> [DATA SEGMENT]
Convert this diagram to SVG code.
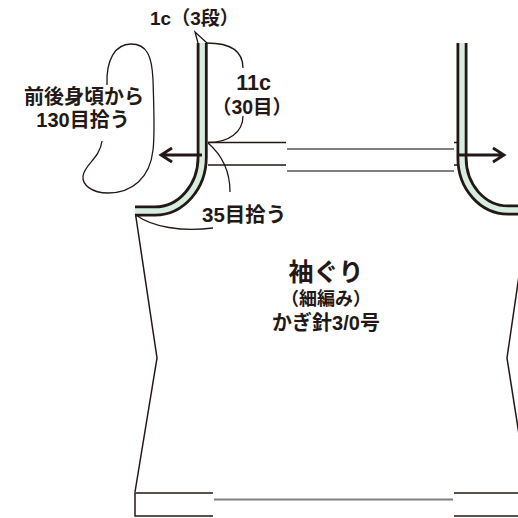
<svg xmlns="http://www.w3.org/2000/svg" width="518" height="518" viewBox="0 0 518 518">
<style>
.t{font-family:"Liberation Sans","Noto Sans CJK JP",sans-serif;font-weight:bold;fill:#231815}
.thin{fill:none;stroke:#231815;stroke-width:1.3}
.body{fill:none;stroke:#231815;stroke-width:1.5}
.gray{fill:none;stroke:#808080;stroke-width:2}
.strapK{fill:none;stroke:#231815;stroke-width:11}
.strapG{fill:none;stroke:#d6ede0;stroke-width:5.4}
.arrow{fill:none;stroke:#231815;stroke-width:2.8}
</style>
<rect width="518" height="518" fill="#ffffff"/>
<g id="body">
<path class="body" d="M135.5,214 L157,358 L135,492"/>
<path class="body" d="M528,214 L507,358 L528,492"/>
<path class="body" d="M213,493 H135 V516 H213"/>
<path class="body" d="M454,493 H520 M454,516 H520"/>
<path class="gray" d="M214,499.5 H453"/>
<path class="thin" d="M208,142.5 H286 M208,165 H286 M454,142.5 H458 M454,165 H458"/>
<path class="gray" d="M287,149 H454 M287,171 H454"/>
</g>
<g id="strap-left">
<path class="strapK" d="M202.2,43 V157 A47.2,54 0 0 1 155,211 H135"/>
<path class="strapG" d="M202.2,43 V157 A47.2,54 0 0 1 155,211 H135"/>
</g>
<g id="strap-right">
<path class="strapK" d="M462,43 V158 A46,52 0 0 0 508,210 H520"/>
<path class="strapG" d="M462,43 V158 A46,52 0 0 0 508,210 H520"/>
</g>
<g id="connectors">
<path class="arrow" d="M202,155 H161 M172,148 L161,155 L172,162"/>
<path class="arrow" d="M458,155 H504 M493,148 L504,155 L493,162"/>
<path class="thin" d="M198,43 L195,32 L207,43"/>
<path class="thin" d="M207,43 C228,43 243,50 243,68"/>
<path class="thin" d="M243,116 C243,132 229,142.5 208,142.5"/>
<path class="thin" d="M208,143 C222,155 230,170 230,192"/>
<path class="thin" d="M136,215 C152,227 182,232 213,228"/>
<path class="thin" d="M107,85 C106,60 115,44 131,44 C147,44 152,56 153,80 C154,110 155,135 153,150 C150,178 132,193 108,193 C92,193 82,185 83,176 C84,165 100,158 102,141"/>
</g>
<g id="label-1c">
<text class="t" x="150" y="24.5" font-size="19">1c（3段）</text>
</g>
<g id="label-11c">
<text class="t" x="253.5" y="90" font-size="21.5" text-anchor="middle">11c</text>
<text class="t" x="252" y="113.5" font-size="19.5" text-anchor="middle">（30目）</text>
</g>
<g id="label-130">
<text class="t" x="84" y="103.5" font-size="20" text-anchor="middle">前後身頃から</text>
<text class="t" x="83" y="127" font-size="20" text-anchor="middle">130目拾う</text>
</g>
<g id="label-35">
<text class="t" x="202" y="221.5" font-size="20.5">35目拾う</text>
</g>
<g id="label-center">
<text class="t" x="326" y="281" font-size="25" text-anchor="middle">袖ぐり</text>
<text class="t" x="326" y="305" font-size="18" text-anchor="middle">（細編み）</text>
<text class="t" x="326" y="330" font-size="20" text-anchor="middle">かぎ針3/0号</text>
</g>
</svg>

> [EXERCISE DIRECTIONS]
Transcribe the material exactly, and leave out whatever pictures it holds.

> [REPLY]
Convert this diagram to SVG code.
<svg xmlns="http://www.w3.org/2000/svg" width="518" height="518" viewBox="0 0 518 518">
<style>
.t{font-family:"Liberation Sans","Noto Sans CJK JP",sans-serif;font-weight:bold;fill:#231815}
.thin{fill:none;stroke:#231815;stroke-width:1.3}
.body{fill:none;stroke:#231815;stroke-width:1.5}
.gray{fill:none;stroke:#808080;stroke-width:2}
.strapK{fill:none;stroke:#231815;stroke-width:11}
.strapG{fill:none;stroke:#d6ede0;stroke-width:5.4}
.arrow{fill:none;stroke:#231815;stroke-width:2.8}
</style>
<rect width="518" height="518" fill="#ffffff"/>
<g id="body">
<path class="body" d="M135.5,214 L157,358 L135,492"/>
<path class="body" d="M528,214 L507,358 L528,492"/>
<path class="body" d="M213,493 H135 V516 H213"/>
<path class="body" d="M454,493 H520 M454,516 H520"/>
<path class="gray" d="M214,499.5 H453"/>
<path class="thin" d="M208,142.5 H286 M208,165 H286 M454,142.5 H458 M454,165 H458"/>
<path class="gray" d="M287,149 H454 M287,171 H454"/>
</g>
<g id="strap-left">
<path class="strapK" d="M202.2,43 V157 A47.2,54 0 0 1 155,211 H135"/>
<path class="strapG" d="M202.2,43 V157 A47.2,54 0 0 1 155,211 H135"/>
</g>
<g id="strap-right">
<path class="strapK" d="M462,43 V158 A46,52 0 0 0 508,210 H520"/>
<path class="strapG" d="M462,43 V158 A46,52 0 0 0 508,210 H520"/>
</g>
<g id="connectors">
<path class="arrow" d="M202,155 H161 M172,148 L161,155 L172,162"/>
<path class="arrow" d="M458,155 H504 M493,148 L504,155 L493,162"/>
<path class="thin" d="M198,43 L195,32 L207,43"/>
<path class="thin" d="M207,43 C228,43 243,50 243,68"/>
<path class="thin" d="M243,116 C243,132 229,142.5 208,142.5"/>
<path class="thin" d="M208,143 C222,155 230,170 230,192"/>
<path class="thin" d="M136,215 C152,227 182,232 213,228"/>
<path class="thin" d="M107,85 C106,60 115,44 131,44 C147,44 152,56 153,80 C154,110 155,135 153,150 C150,178 132,193 108,193 C92,193 82,185 83,176 C84,165 100,158 102,141"/>
</g>
<g id="label-1c">
<text class="t" x="150" y="24.5" font-size="19">1c（3段）</text>
</g>
<g id="label-11c">
<text class="t" x="253.5" y="90" font-size="21.5" text-anchor="middle">11c</text>
<text class="t" x="252" y="113.5" font-size="19.5" text-anchor="middle">（30目）</text>
</g>
<g id="label-130">
<text class="t" x="84" y="103.5" font-size="20" text-anchor="middle">前後身頃から</text>
<text class="t" x="83" y="127" font-size="20" text-anchor="middle">130目拾う</text>
</g>
<g id="label-35">
<text class="t" x="202" y="221.5" font-size="20.5">35目拾う</text>
</g>
<g id="label-center">
<text class="t" x="326" y="281" font-size="25" text-anchor="middle">袖ぐり</text>
<text class="t" x="326" y="305" font-size="18" text-anchor="middle">（細編み）</text>
<text class="t" x="326" y="330" font-size="20" text-anchor="middle">かぎ針3/0号</text>
</g>
</svg>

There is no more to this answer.